Rows from a dataset of charts and code:
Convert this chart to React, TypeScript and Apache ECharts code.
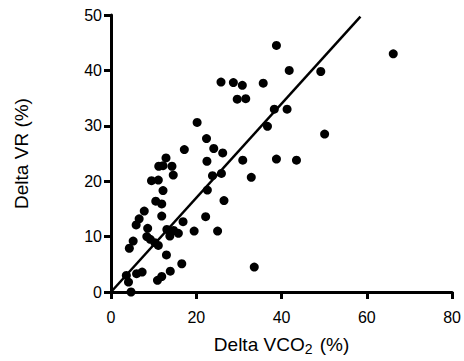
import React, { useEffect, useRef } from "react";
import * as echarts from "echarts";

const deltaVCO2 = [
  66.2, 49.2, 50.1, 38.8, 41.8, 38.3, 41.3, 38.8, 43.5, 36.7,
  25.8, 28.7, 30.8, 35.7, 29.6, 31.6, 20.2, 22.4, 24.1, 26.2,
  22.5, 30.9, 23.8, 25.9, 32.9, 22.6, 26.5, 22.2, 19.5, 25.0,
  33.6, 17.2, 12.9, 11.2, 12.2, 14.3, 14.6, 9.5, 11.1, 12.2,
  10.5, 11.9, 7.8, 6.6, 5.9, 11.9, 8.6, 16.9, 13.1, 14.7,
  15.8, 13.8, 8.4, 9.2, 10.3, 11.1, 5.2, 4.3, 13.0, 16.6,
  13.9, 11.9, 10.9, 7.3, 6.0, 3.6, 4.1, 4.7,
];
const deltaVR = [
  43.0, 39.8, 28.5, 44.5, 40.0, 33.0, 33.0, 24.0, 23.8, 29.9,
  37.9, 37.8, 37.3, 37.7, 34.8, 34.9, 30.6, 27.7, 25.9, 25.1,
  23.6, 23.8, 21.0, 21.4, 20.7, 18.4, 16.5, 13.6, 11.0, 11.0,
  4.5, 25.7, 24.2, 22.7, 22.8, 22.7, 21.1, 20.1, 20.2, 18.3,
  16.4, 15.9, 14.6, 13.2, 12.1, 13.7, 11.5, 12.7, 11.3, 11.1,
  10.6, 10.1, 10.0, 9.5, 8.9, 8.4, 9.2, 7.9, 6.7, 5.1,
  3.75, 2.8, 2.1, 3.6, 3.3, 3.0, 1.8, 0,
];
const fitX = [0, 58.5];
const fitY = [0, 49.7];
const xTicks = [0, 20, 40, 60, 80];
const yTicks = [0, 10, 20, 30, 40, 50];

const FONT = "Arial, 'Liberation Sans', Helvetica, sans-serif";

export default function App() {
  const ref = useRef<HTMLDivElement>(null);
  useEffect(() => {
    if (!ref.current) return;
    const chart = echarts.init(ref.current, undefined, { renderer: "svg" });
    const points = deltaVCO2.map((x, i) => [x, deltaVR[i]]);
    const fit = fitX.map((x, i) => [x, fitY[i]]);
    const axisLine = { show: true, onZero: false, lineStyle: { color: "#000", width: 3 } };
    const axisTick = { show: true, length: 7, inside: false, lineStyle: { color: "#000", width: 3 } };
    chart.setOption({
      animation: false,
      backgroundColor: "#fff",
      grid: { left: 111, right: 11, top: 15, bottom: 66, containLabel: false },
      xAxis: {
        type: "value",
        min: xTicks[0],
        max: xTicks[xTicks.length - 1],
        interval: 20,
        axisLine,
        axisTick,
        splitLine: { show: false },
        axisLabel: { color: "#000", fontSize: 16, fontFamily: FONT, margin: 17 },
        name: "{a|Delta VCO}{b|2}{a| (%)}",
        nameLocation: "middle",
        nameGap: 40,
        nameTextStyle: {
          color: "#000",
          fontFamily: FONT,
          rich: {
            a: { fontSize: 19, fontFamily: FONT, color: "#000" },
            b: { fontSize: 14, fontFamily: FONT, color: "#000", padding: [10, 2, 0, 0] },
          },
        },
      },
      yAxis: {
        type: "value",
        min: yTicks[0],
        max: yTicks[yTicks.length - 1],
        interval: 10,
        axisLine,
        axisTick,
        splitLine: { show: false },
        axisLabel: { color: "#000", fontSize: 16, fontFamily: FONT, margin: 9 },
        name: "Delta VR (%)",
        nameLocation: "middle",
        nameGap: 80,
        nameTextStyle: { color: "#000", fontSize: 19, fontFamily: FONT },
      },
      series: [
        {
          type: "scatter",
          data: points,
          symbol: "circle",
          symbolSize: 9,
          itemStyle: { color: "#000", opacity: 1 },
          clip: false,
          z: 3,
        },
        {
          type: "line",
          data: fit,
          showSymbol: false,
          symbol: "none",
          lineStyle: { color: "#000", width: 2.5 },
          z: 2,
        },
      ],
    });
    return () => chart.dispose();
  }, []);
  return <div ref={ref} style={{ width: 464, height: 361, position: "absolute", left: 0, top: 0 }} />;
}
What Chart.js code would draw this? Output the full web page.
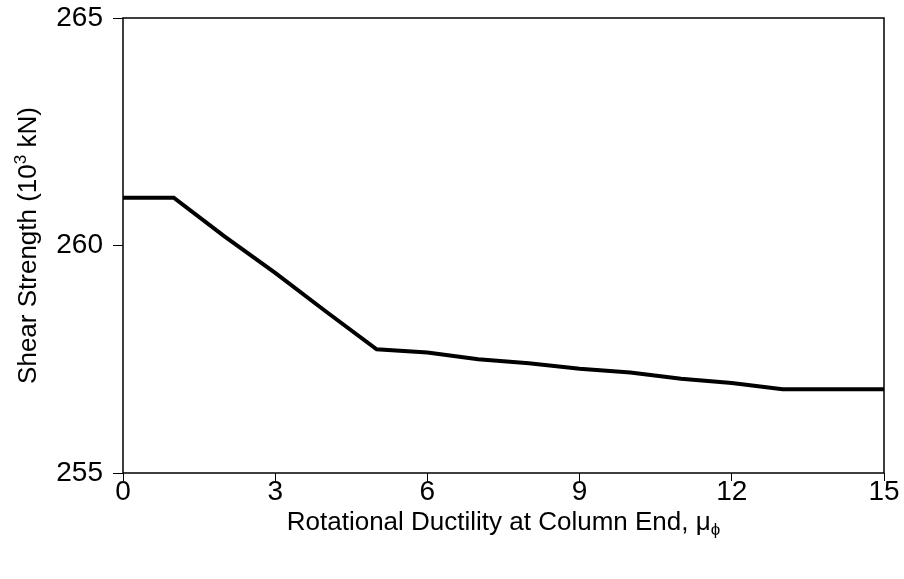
--
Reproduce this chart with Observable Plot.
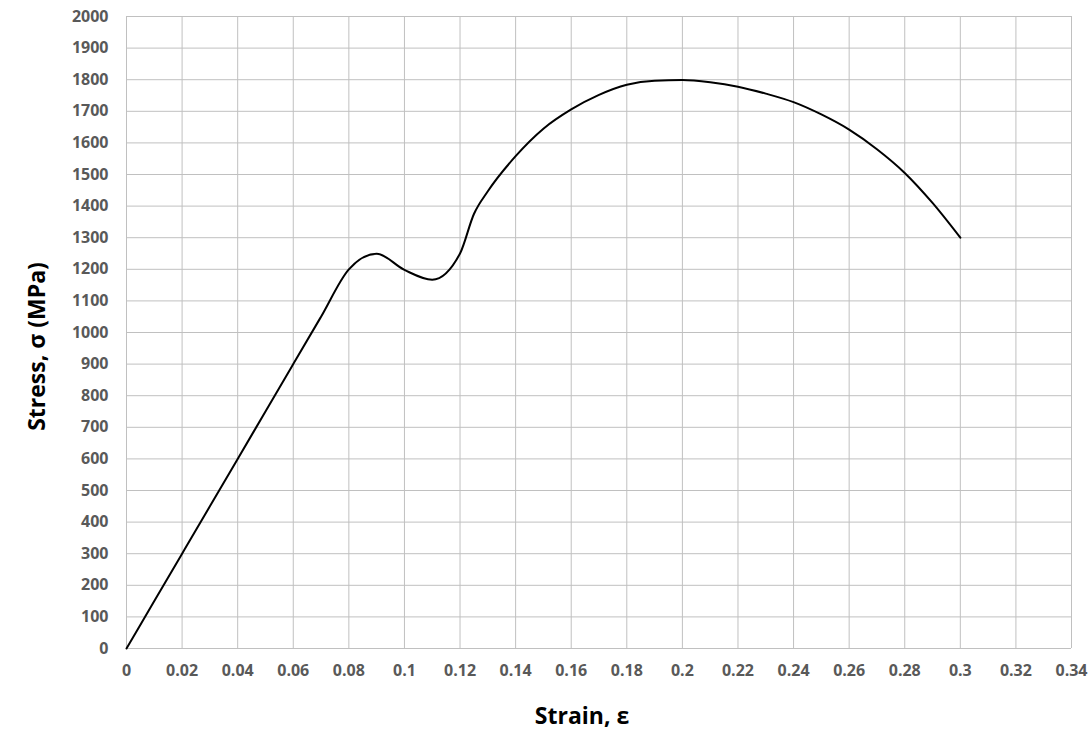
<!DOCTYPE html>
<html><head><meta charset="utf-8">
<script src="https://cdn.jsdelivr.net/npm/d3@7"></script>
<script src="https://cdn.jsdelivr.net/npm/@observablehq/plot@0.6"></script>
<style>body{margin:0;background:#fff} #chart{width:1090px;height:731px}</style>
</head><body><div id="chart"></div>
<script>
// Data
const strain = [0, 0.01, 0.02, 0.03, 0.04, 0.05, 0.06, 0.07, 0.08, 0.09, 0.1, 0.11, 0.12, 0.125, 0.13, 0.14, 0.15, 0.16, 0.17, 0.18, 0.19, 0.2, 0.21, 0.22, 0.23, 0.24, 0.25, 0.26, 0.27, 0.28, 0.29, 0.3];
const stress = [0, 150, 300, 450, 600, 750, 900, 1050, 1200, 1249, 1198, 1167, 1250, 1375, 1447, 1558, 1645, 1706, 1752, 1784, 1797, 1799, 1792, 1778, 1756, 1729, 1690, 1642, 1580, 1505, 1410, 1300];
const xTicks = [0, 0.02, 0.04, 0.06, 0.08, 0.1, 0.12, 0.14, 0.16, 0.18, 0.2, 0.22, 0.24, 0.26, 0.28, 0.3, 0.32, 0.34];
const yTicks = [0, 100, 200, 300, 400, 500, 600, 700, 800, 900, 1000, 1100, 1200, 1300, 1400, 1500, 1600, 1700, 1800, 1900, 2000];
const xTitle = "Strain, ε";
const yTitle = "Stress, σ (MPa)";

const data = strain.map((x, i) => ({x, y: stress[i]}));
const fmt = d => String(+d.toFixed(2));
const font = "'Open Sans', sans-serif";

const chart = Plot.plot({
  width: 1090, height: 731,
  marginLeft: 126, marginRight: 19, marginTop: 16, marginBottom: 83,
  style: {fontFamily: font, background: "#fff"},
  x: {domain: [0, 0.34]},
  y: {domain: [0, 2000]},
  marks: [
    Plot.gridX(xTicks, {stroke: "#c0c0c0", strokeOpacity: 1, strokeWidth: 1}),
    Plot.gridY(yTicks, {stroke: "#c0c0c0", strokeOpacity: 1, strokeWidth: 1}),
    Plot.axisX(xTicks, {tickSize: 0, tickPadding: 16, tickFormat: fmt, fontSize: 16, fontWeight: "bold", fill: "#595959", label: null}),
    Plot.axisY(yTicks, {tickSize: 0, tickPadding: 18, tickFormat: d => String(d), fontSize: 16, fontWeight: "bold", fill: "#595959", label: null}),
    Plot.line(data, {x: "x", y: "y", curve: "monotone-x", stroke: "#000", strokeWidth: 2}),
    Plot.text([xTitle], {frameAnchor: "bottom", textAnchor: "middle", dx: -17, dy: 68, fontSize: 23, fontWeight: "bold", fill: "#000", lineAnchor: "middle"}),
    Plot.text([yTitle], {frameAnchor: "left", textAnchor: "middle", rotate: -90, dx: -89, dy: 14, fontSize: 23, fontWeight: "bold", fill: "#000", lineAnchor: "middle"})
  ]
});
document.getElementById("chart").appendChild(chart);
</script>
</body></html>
--
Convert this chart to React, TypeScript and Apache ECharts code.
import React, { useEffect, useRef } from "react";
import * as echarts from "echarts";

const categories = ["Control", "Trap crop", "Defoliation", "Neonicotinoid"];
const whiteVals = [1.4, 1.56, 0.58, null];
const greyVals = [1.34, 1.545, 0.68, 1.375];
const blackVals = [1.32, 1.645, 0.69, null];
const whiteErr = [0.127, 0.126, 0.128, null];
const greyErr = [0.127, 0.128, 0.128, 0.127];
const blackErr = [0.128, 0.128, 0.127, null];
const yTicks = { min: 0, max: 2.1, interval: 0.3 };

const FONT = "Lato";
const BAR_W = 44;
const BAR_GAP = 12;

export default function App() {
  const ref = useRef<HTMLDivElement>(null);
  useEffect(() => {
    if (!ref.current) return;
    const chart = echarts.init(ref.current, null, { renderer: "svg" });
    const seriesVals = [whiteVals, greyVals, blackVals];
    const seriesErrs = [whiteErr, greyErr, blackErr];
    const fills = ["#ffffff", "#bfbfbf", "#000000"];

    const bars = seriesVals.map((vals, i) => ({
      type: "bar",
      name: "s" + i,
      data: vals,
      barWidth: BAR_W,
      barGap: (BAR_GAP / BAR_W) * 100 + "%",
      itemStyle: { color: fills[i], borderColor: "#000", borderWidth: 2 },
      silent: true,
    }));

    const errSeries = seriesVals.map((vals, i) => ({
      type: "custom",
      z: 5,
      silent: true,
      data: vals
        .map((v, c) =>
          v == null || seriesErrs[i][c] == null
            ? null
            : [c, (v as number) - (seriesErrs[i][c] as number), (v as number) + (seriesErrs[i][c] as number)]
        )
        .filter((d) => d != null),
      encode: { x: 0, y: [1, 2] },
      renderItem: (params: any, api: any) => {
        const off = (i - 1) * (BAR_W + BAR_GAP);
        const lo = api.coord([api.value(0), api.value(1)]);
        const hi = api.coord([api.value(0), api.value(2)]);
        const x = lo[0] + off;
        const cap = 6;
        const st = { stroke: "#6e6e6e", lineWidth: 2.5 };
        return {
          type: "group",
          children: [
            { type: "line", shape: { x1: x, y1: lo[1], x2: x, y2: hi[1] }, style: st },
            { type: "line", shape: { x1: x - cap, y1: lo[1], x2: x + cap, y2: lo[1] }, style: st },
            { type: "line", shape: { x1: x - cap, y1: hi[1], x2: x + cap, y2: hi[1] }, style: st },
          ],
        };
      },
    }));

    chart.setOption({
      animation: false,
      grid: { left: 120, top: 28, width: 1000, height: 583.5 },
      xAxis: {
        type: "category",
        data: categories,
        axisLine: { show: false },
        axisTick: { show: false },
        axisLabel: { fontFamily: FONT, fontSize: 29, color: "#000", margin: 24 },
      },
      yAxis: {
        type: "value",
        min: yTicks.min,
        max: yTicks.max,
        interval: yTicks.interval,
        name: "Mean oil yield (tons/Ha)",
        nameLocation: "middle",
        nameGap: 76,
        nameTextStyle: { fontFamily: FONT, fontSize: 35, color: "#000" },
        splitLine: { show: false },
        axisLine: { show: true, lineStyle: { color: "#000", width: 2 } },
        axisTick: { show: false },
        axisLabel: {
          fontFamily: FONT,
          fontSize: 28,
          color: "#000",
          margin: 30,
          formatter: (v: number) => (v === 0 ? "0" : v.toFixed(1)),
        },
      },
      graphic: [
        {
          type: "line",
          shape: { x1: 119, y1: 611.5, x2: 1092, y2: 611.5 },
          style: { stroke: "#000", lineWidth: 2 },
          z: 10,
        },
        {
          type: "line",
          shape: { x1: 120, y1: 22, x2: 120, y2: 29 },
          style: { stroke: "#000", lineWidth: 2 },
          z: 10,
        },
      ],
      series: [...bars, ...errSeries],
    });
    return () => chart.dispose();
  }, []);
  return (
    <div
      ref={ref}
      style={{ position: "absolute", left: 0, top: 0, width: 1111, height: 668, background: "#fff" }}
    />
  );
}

▸ **What is required**
Collect each line above holding the string "this".

▸ **Output of the task**
Convert this chart to React, TypeScript and Apache ECharts code.
What Chart.js code would draw this? Output the full web page.
Reproduce this chart with Observable Plot.
Convert this chart to React, TypeScript and Apache ECharts code.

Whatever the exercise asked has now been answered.